EXERCISE BRIEF. Copy every line of the data that contains the string "this".
### EXTRACTED INFORMATION
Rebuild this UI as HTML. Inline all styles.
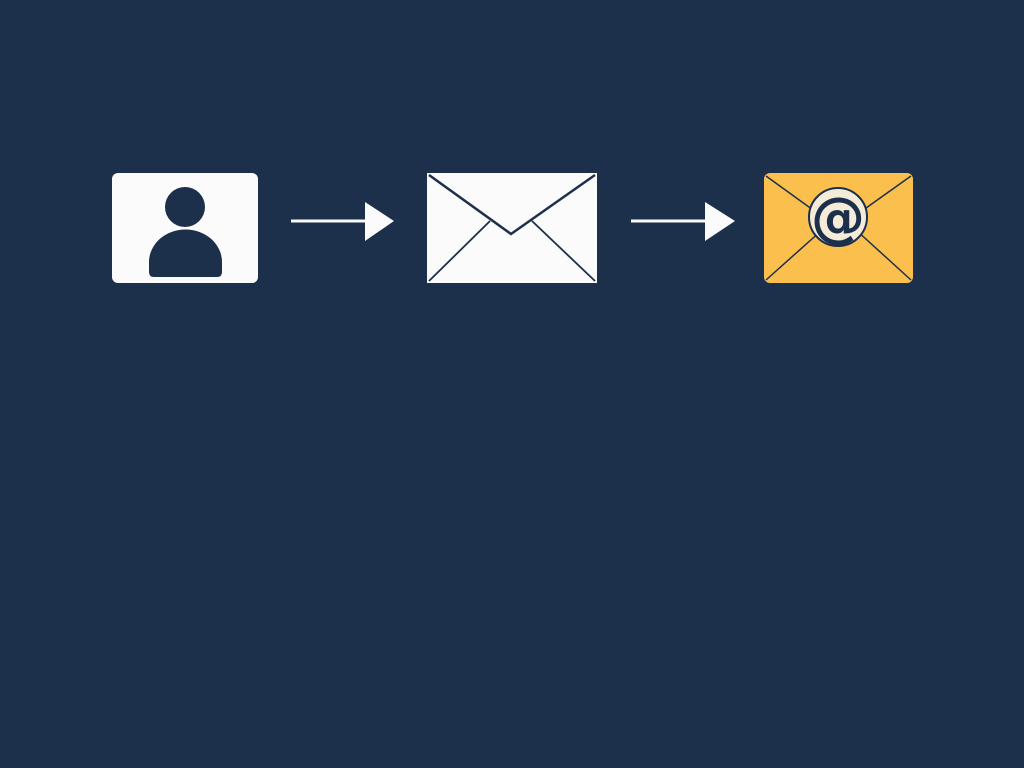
<!DOCTYPE html>
<html><head><style>
html,body{margin:0;padding:0;background:#1c2f4b;width:1024px;height:768px;overflow:hidden}
</style></head><body>
<svg width="1024" height="768" xmlns="http://www.w3.org/2000/svg">
<rect width="1024" height="768" fill="#1c2f4b"/>
<rect x="112" y="173" width="146" height="110" rx="6" fill="#fbfbfb"/>
<circle cx="185" cy="207" r="20" fill="#1c2f4b"/>
<path d="M149 276 V262 a36 32 0 0 1 73 0 V272 q0 5 -5 5 H154 q-5 0 -5 -5z" fill="#1c2f4b"/>
<line x1="291" y1="221" x2="368" y2="221" stroke="#fbfbfb" stroke-width="3"/>
<polygon points="365,202 394,221 365,241" fill="#fbfbfb"/>
<rect x="427" y="173" width="170" height="110" fill="#fbfbfb"/>
<polyline points="429,175 511,234 595,175" fill="none" stroke="#1c2f4b" stroke-width="2.5"/>
<line x1="429" y1="281" x2="490" y2="221" stroke="#1c2f4b" stroke-width="1.8"/>
<line x1="595" y1="281" x2="532" y2="221" stroke="#1c2f4b" stroke-width="1.8"/>
<line x1="631" y1="221" x2="708" y2="221" stroke="#fbfbfb" stroke-width="3"/>
<polygon points="705,202 735,221 705,241" fill="#fbfbfb"/>
<rect x="764" y="173" width="149" height="110" rx="6" fill="#fbbf4e"/>
<line x1="766" y1="176" x2="838" y2="228" stroke="#1c2f4b" stroke-width="1.5"/>
<line x1="911" y1="176" x2="838" y2="228" stroke="#1c2f4b" stroke-width="1.5"/>
<line x1="766" y1="280" x2="822" y2="230" stroke="#1c2f4b" stroke-width="1.5"/>
<line x1="911" y1="280" x2="856" y2="230" stroke="#1c2f4b" stroke-width="1.5"/>
<circle cx="838" cy="217" r="29" fill="#f4ecd9" stroke="#1c2f4b" stroke-width="2"/>
<text x="838" y="236" text-anchor="middle" font-family="DejaVu Sans, sans-serif" font-weight="bold" font-size="54" fill="#1c2f4b">@</text>
</svg>
</body></html>
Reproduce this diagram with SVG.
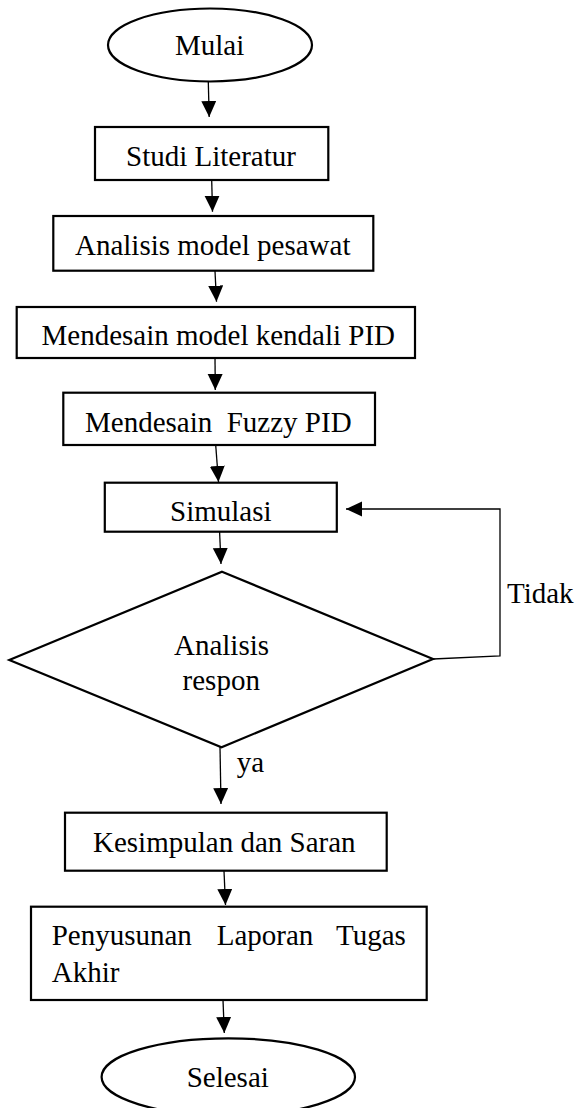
<svg xmlns="http://www.w3.org/2000/svg" width="580" height="1108" viewBox="0 0 580 1108">
<style>
.n{fill:#fff;stroke:#000;stroke-width:2.2}
.t{font-family:"Liberation Serif","Times New Roman",serif;font-size:29px;fill:#000}
.c{fill:none;stroke:#000;stroke-width:1.3}
</style>
<defs>
<marker id="ah" markerUnits="userSpaceOnUse" markerWidth="17" markerHeight="16" refX="16" refY="7.5" orient="auto">
<path d="M0,0 L16,7.5 L0,15 z" fill="#000"/>
</marker>
</defs>
<rect width="580" height="1108" fill="#fff"/>
<g id="connectors">
<line class="c" x1="208.3" y1="82" x2="209.2" y2="117" marker-end="url(#ah)"/>
<line class="c" x1="211.7" y1="180" x2="212.5" y2="211.7" marker-end="url(#ah)"/>
<line class="c" x1="215" y1="271" x2="216.5" y2="301.7" marker-end="url(#ah)"/>
<line class="c" x1="215" y1="358" x2="215.3" y2="390" marker-end="url(#ah)"/>
<line class="c" x1="215.7" y1="445" x2="218.5" y2="482" marker-end="url(#ah)"/>
<line class="c" x1="219.6" y1="532" x2="221" y2="564" marker-end="url(#ah)"/>
<line class="c" x1="220" y1="747" x2="221" y2="804" marker-end="url(#ah)"/>
<line class="c" x1="224" y1="871" x2="225.5" y2="905" marker-end="url(#ah)"/>
<line class="c" x1="223" y1="1000" x2="224.3" y2="1033" marker-end="url(#ah)"/>
<polyline class="c" points="433,659 500,656 500,509 346,509" marker-end="url(#ah)"/>
</g>
<g id="mulai">
<ellipse class="n" cx="210" cy="45" rx="102" ry="36.5"/>
<text class="t" x="175" y="55">Mulai</text>
</g>
<g id="studi">
<rect class="n" x="95" y="127" width="233.3" height="53"/>
<text class="t" x="126" y="166">Studi Literatur</text>
</g>
<g id="analisis-model">
<rect class="n" x="53.3" y="216" width="320" height="54.7"/>
<text class="t" x="75" y="255">Analisis model pesawat</text>
</g>
<g id="desain-pid">
<rect class="n" x="16.7" y="307" width="398.3" height="51"/>
<text class="t" x="41.5" y="345">Mendesain model kendali PID</text>
</g>
<g id="fuzzy">
<rect class="n" x="63.3" y="392.7" width="311.7" height="52.3"/>
<text class="t" x="85" y="431.7" xml:space="preserve">Mendesain  Fuzzy PID</text>
</g>
<g id="simulasi">
<rect class="n" x="104.8" y="482.7" width="232" height="49"/>
<text class="t" x="170" y="521">Simulasi</text>
</g>
<g id="analisis-respon">
<polygon class="n" points="222,571.7 433,659 221.5,747.3 9.3,660"/>
<text class="t" x="174" y="655">Analisis</text>
<text class="t" x="182.6" y="690">respon</text>
</g>
<g id="labels">
<text class="t" x="507" y="603">Tidak</text>
<text class="t" x="236.7" y="772">ya</text>
</g>
<g id="kesimpulan">
<rect class="n" x="65" y="812.7" width="321.7" height="58"/>
<text class="t" x="93" y="851.7">Kesimpulan dan Saran</text>
</g>
<g id="penyusunan">
<rect class="n" x="31" y="906.7" width="395.7" height="93.3"/>
<text class="t" y="945"><tspan x="51.7">Penyusunan</tspan><tspan x="216.7">Laporan</tspan><tspan x="336">Tugas</tspan></text>
<text class="t" x="51.7" y="981.7">Akhir</text>
</g>
<g id="selesai">
<ellipse class="n" cx="228.3" cy="1077" rx="126.7" ry="38.7"/>
<text class="t" x="186.7" y="1086.7">Selesai</text>
</g>
</svg>
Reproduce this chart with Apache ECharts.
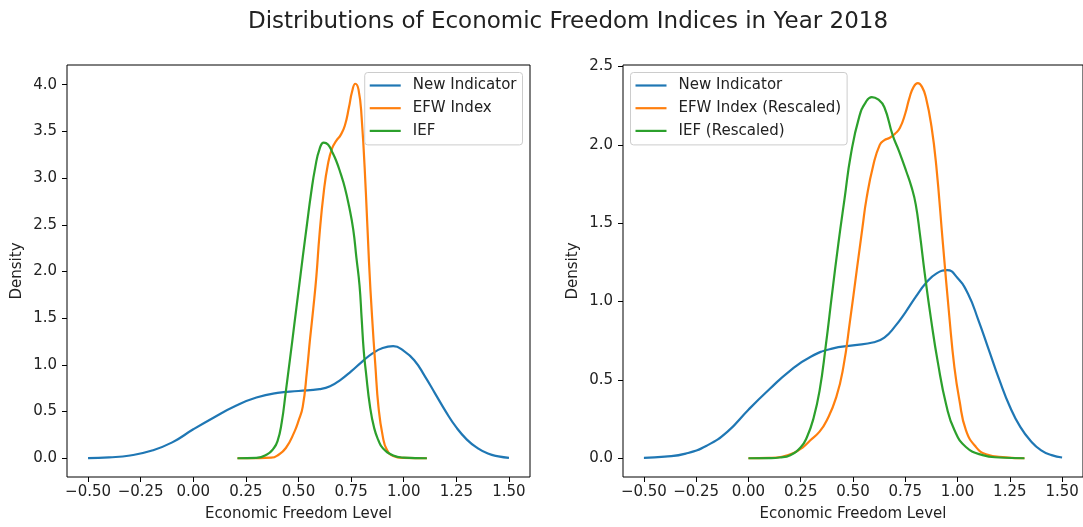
<!DOCTYPE html>
<html>
<head>
<meta charset="utf-8">
<title>Distributions of Economic Freedom Indices in Year 2018</title>
<script src="https://cdn.jsdelivr.net/npm/echarts@6/dist/echarts.min.js"></script>
<style>
  html, body { margin: 0; padding: 0; background: #fff; }
  #chart { width: 1083px; height: 527px; }
</style>
</head>
<body>
<div id="chart"></div>
<script>
// Kernel density estimates, sampled along the economic freedom level axis.
const newIndicatorX = [-0.5, -0.4, -0.3, -0.2, -0.1, 0, 0.1, 0.2, 0.3, 0.4, 0.5, 0.6, 0.65, 0.7, 0.75, 0.8, 0.85, 0.9, 0.95, 1.0, 1.05, 1.1, 1.15, 1.2, 1.25, 1.3, 1.35, 1.4, 1.45, 1.5];
const newIndicatorY = [0.002, 0.01, 0.03, 0.08, 0.17, 0.31, 0.44, 0.56, 0.65, 0.70, 0.72, 0.74, 0.77, 0.84, 0.93, 1.03, 1.12, 1.18, 1.20, 1.15, 1.05, 0.88, 0.69, 0.50, 0.33, 0.20, 0.11, 0.05, 0.02, 0.005];

const efwX = [0.21, 0.3, 0.37, 0.4, 0.44, 0.48, 0.5, 0.52, 0.54, 0.555, 0.57, 0.585, 0.6, 0.62, 0.64, 0.66, 0.68, 0.7, 0.72, 0.74, 0.755, 0.77, 0.785, 0.8, 0.82, 0.835, 0.85, 0.865, 0.88, 0.9, 0.92, 0.95, 1.0, 1.11];
const efwY = [0, 0.001, 0.006, 0.03, 0.11, 0.28, 0.4, 0.55, 0.93, 1.28, 1.6, 1.95, 2.4, 2.85, 3.15, 3.32, 3.4, 3.46, 3.56, 3.76, 3.93, 4.01, 3.95, 3.65, 2.85, 2.1, 1.5, 1.0, 0.55, 0.24, 0.09, 0.025, 0.004, 0];

const iefX = [0.21, 0.3, 0.35, 0.38, 0.4, 0.42, 0.44, 0.46, 0.48, 0.5, 0.52, 0.54, 0.56, 0.58, 0.6, 0.62, 0.64, 0.66, 0.68, 0.7, 0.72, 0.74, 0.76, 0.775, 0.79, 0.8, 0.81, 0.82, 0.84, 0.86, 0.88, 0.9, 0.95, 1.0, 1.11];
const iefY = [0, 0.005, 0.04, 0.1, 0.18, 0.38, 0.72, 1.07, 1.43, 1.79, 2.15, 2.5, 2.84, 3.12, 3.31, 3.38, 3.36, 3.28, 3.18, 3.05, 2.9, 2.7, 2.45, 2.15, 1.85, 1.5, 1.15, 0.93, 0.55, 0.32, 0.19, 0.11, 0.03, 0.007, 0];

const efwRescaledX = [0, 0.1, 0.16, 0.216, 0.26, 0.296, 0.34, 0.375, 0.42, 0.454, 0.486, 0.518, 0.545, 0.565, 0.597, 0.628, 0.65, 0.676, 0.7, 0.724, 0.75, 0.77, 0.79, 0.81, 0.83, 0.849, 0.875, 0.898, 0.93, 0.961, 0.985, 1.009, 1.04, 1.088, 1.136, 1.23, 1.32];
const efwRescaledY = [0, 0.002, 0.01, 0.034, 0.07, 0.115, 0.17, 0.243, 0.39, 0.583, 0.88, 1.2, 1.47, 1.66, 1.87, 2.0, 2.03, 2.045, 2.07, 2.107, 2.2, 2.3, 2.37, 2.394, 2.37, 2.3, 2.12, 1.87, 1.37, 0.90, 0.58, 0.37, 0.18, 0.072, 0.026, 0.006, 0];

const iefRescaledX = [0, 0.1, 0.15, 0.2, 0.25, 0.28, 0.31, 0.34, 0.37, 0.4, 0.43, 0.46, 0.49, 0.53, 0.56, 0.59, 0.62, 0.65, 0.69, 0.72, 0.755, 0.78, 0.8, 0.82, 0.843, 0.874, 0.906, 0.946, 0.985, 1.04, 1.12, 1.2, 1.32];
const iefRescaledY = [0, 0.001, 0.005, 0.02, 0.07, 0.136, 0.25, 0.43, 0.72, 1.05, 1.37, 1.66, 1.94, 2.18, 2.27, 2.305, 2.29, 2.24, 2.06, 1.96, 1.83, 1.73, 1.62, 1.43, 1.18, 0.88, 0.61, 0.34, 0.18, 0.072, 0.02, 0.005, 0];

// Tick positions
const xTicks = [-0.5, -0.25, 0, 0.25, 0.5, 0.75, 1.0, 1.25, 1.5];
const yTicksLeft = [0, 0.5, 1.0, 1.5, 2.0, 2.5, 3.0, 3.5, 4.0];
const yTicksRight = [0, 0.5, 1.0, 1.5, 2.0, 2.5];

const COLORS = { blue: '#1f77b4', orange: '#ff7f0e', green: '#2ca02c' };
const FONT = 'DejaVu Sans';
const TEXT = '#222';
const FS = 15;

function pairs(xs, ys) { return xs.map((x, i) => [x, ys[i]]); }
function fmt(v, d) { return (v < 0 ? '\u2212' : '') + Math.abs(v).toFixed(d); }

function xAxisFor(gridIndex) {
  return {
    type: 'value', gridIndex, min: -0.6, max: 1.6,
    name: 'Economic Freedom Level', nameLocation: 'middle', nameGap: 30,
    nameTextStyle: { fontFamily: FONT, fontSize: FS, color: TEXT },
    axisLine: { show: false, onZero: false },
    axisTick: { show: true, length: 5, lineStyle: { color: '#000', width: 1 }, customValues: xTicks },
    axisLabel: { margin: 8, fontFamily: FONT, fontSize: FS, color: TEXT, customValues: xTicks, formatter: v => fmt(v, 2) },
    splitLine: { show: false }
  };
}
function yAxisFor(gridIndex, min, max, ticks) {
  return {
    type: 'value', gridIndex, min, max,
    name: 'Density', nameLocation: 'middle', nameGap: 42, nameRotate: 90,
    nameTextStyle: { fontFamily: FONT, fontSize: FS, color: TEXT },
    axisLine: { show: false, onZero: false },
    axisTick: { show: true, length: 5, lineStyle: { color: '#000', width: 1 }, customValues: ticks },
    axisLabel: { margin: 10, fontFamily: FONT, fontSize: FS, color: TEXT, customValues: ticks, formatter: v => fmt(v, 1) },
    splitLine: { show: false }
  };
}
function lineSeries(name, color, data, axisIndex) {
  return {
    name, type: 'line', xAxisIndex: axisIndex, yAxisIndex: axisIndex,
    data, smooth: 0.5, showSymbol: false, symbol: 'none',
    lineStyle: { color, width: 2.2 }, itemStyle: { color }, silent: true
  };
}
function legendFor(pos, names) {
  return Object.assign({
    orient: 'vertical', top: 72.5, data: names,
    icon: 'rect', itemWidth: 31, itemHeight: 2.2, itemGap: 6.7,
    padding: [5, 6, 6, 5],
    backgroundColor: 'rgba(255,255,255,0.8)', borderColor: '#ccc', borderWidth: 1, borderRadius: 3,
    textStyle: { fontFamily: FONT, fontSize: FS, color: TEXT, lineHeight: 16, padding: [0, 0, 0, 7] },
    selectedMode: false
  }, pos);
}

const chart = echarts.init(document.getElementById('chart'), null, { renderer: 'canvas' });
chart.setOption({
  animation: false,
  backgroundColor: '#fff',
  title: {
    text: 'Distributions of Economic Freedom Indices in Year 2018',
    left: 563, top: 6, textAlign: 'center',
    textStyle: { fontFamily: FONT, fontSize: 23, fontWeight: 'normal', color: TEXT }
  },
  grid: [
    { left: 67, top: 65, width: 463, height: 412, show: true, borderColor: '#000', borderWidth: 1, backgroundColor: 'transparent' },
    { left: 623, top: 65, width: 463, height: 412, show: true, borderColor: '#000', borderWidth: 1, backgroundColor: 'transparent' }
  ],
  xAxis: [xAxisFor(0), xAxisFor(1)],
  yAxis: [yAxisFor(0, -0.2005, 4.2105, yTicksLeft), yAxisFor(1, -0.1195, 2.5095, yTicksRight)],
  legend: [
    legendFor({ right: 560.5 }, ['New Indicator', 'EFW Index', 'IEF']),
    legendFor({ left: 630.5 }, ['New Indicator', 'EFW Index (Rescaled)', 'IEF (Rescaled)'])
  ],
  series: [
    lineSeries('New Indicator', COLORS.blue, pairs(newIndicatorX, newIndicatorY), 0),
    lineSeries('EFW Index', COLORS.orange, pairs(efwX, efwY), 0),
    lineSeries('IEF', COLORS.green, pairs(iefX, iefY), 0),
    lineSeries('New Indicator', COLORS.blue, pairs(newIndicatorX, newIndicatorY), 1),
    lineSeries('EFW Index (Rescaled)', COLORS.orange, pairs(efwRescaledX, efwRescaledY), 1),
    lineSeries('IEF (Rescaled)', COLORS.green, pairs(iefRescaledX, iefRescaledY), 1)
  ]
});
</script>
</body>
</html>
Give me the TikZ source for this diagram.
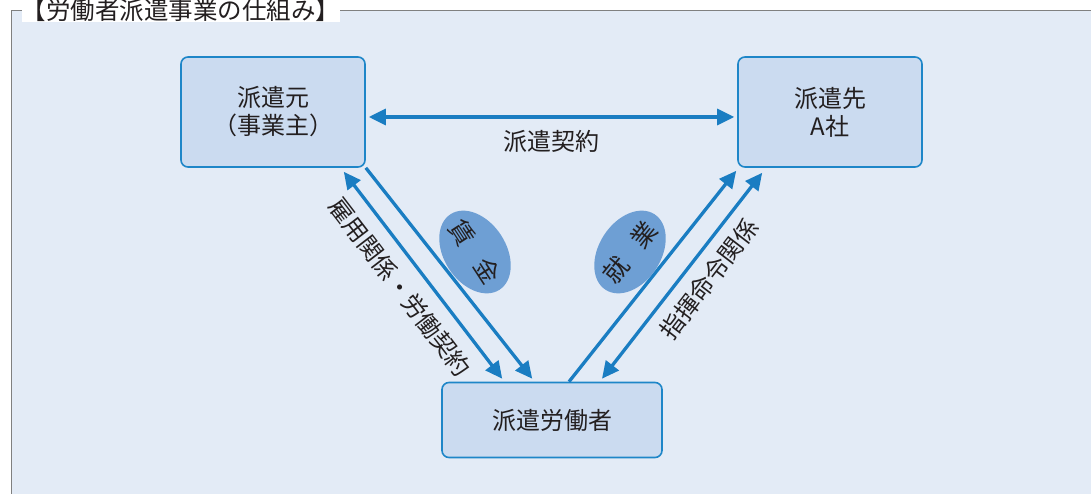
\documentclass[tikz,border=0pt]{standalone}
\usepackage{fontspec}
\setmainfont{Noto Sans CJK JP}
\usetikzlibrary{arrows.meta,calc,shapes.geometric}
\definecolor{bgfill}{HTML}{E3EBF6}
\definecolor{boxfill}{HTML}{CBDBF0}
\definecolor{boxline}{HTML}{1E86C8}
\definecolor{arrowc}{HTML}{1A7DC2}
\definecolor{ellc}{HTML}{6E9FD4}
\definecolor{txt}{HTML}{231F20}
\definecolor{framec}{HTML}{808080}
\tikzset{
  partybox/.style={draw=boxline,line width=1.6pt,fill=boxfill,rounded corners=7pt,
    align=center,text=txt,font=\fontsize{24}{28}\selectfont},
  conn/.style={draw=arrowc,line width=3.3pt,-{Triangle[length=17pt,width=16pt]}},
  conn2/.style={draw=arrowc,line width=3.3pt,{Triangle[length=17pt,width=16pt]}-{Triangle[length=17pt,width=16pt]}},
  lbl/.style={text=txt,font=\fontsize{24}{26}\selectfont,inner sep=0pt},
  ovallbl/.style={text=txt,font=\fontsize{25}{25}\selectfont,inner sep=0pt},
  oval/.style={fill=ellc,ellipse,minimum width=90pt,minimum height=62pt},
}
\begin{document}
\begin{tikzpicture}[x=1pt,y=-1pt]
\useasboundingbox (0,0) rectangle (1091,494);
\fill[bgfill] (11,11) rectangle (1091,494);
\draw[framec,line width=1pt] (11,494) -- (11,11) -- (1091,11);
\fill[white] (22,0) rectangle (340,22);
\node[inner sep=0pt,text=txt,font=\fontsize{24.5}{25}\selectfont] (title) at (181,10) {【労働者派遣事業の仕組み】};

\node[partybox,minimum width=184pt,minimum height=110pt] (moto) at (273,112) {派遣元\\（事業主）};
\node[partybox,minimum width=184pt,minimum height=110pt] (saki) at (830,112) {派遣先\\A社};
\node[partybox,minimum width=220pt,minimum height=75pt] (rodo) at (552,420) {派遣労働者};

\draw[conn2] ([xshift=3pt,yshift=-5pt]moto.east) -- node[lbl,below=12pt] (keiyaku) {派遣契約} ([xshift=-3pt,yshift=-5pt]saki.west);

\draw[conn2] ([xshift=-22pt,yshift=-4pt]moto.south east) -- ([xshift=61pt,yshift=3pt]rodo.north west);
\draw[conn] (moto.south east) -- ([xshift=91pt,yshift=3pt]rodo.north west);
\draw[conn] ([xshift=17pt]rodo.north) -- ([xshift=-1pt,yshift=-3pt]saki.south west);
\draw[conn2] ([xshift=25pt,yshift=-5pt]saki.south west) -- ([xshift=50pt,yshift=3pt]rodo.north);

\node[lbl,rotate=-52.5] (koyo) at (400,287) {雇用関係・労働契約};
\node[lbl,rotate=52.5] (shiki) at (709,279) {指揮命令関係};

\node[oval,rotate=-57] (chin) at (475,252) {};
\node[ovallbl,rotate=-57] (chinl) at (chin.center) {賃\hspace{20pt}金};
\node[oval,rotate=57] (shu) at (630,252) {};
\node[ovallbl,rotate=51] (shul) at (shu.center) {就\hspace{20pt}業};
\end{tikzpicture}
\end{document}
######
WRITTEN SOLUTION.
Rebuild this UI as HTML. Inline all styles.
Reproduce this diagram with SVG.
Reproduce this chart with Apache ECharts.
Give me the TikZ source for this diagram.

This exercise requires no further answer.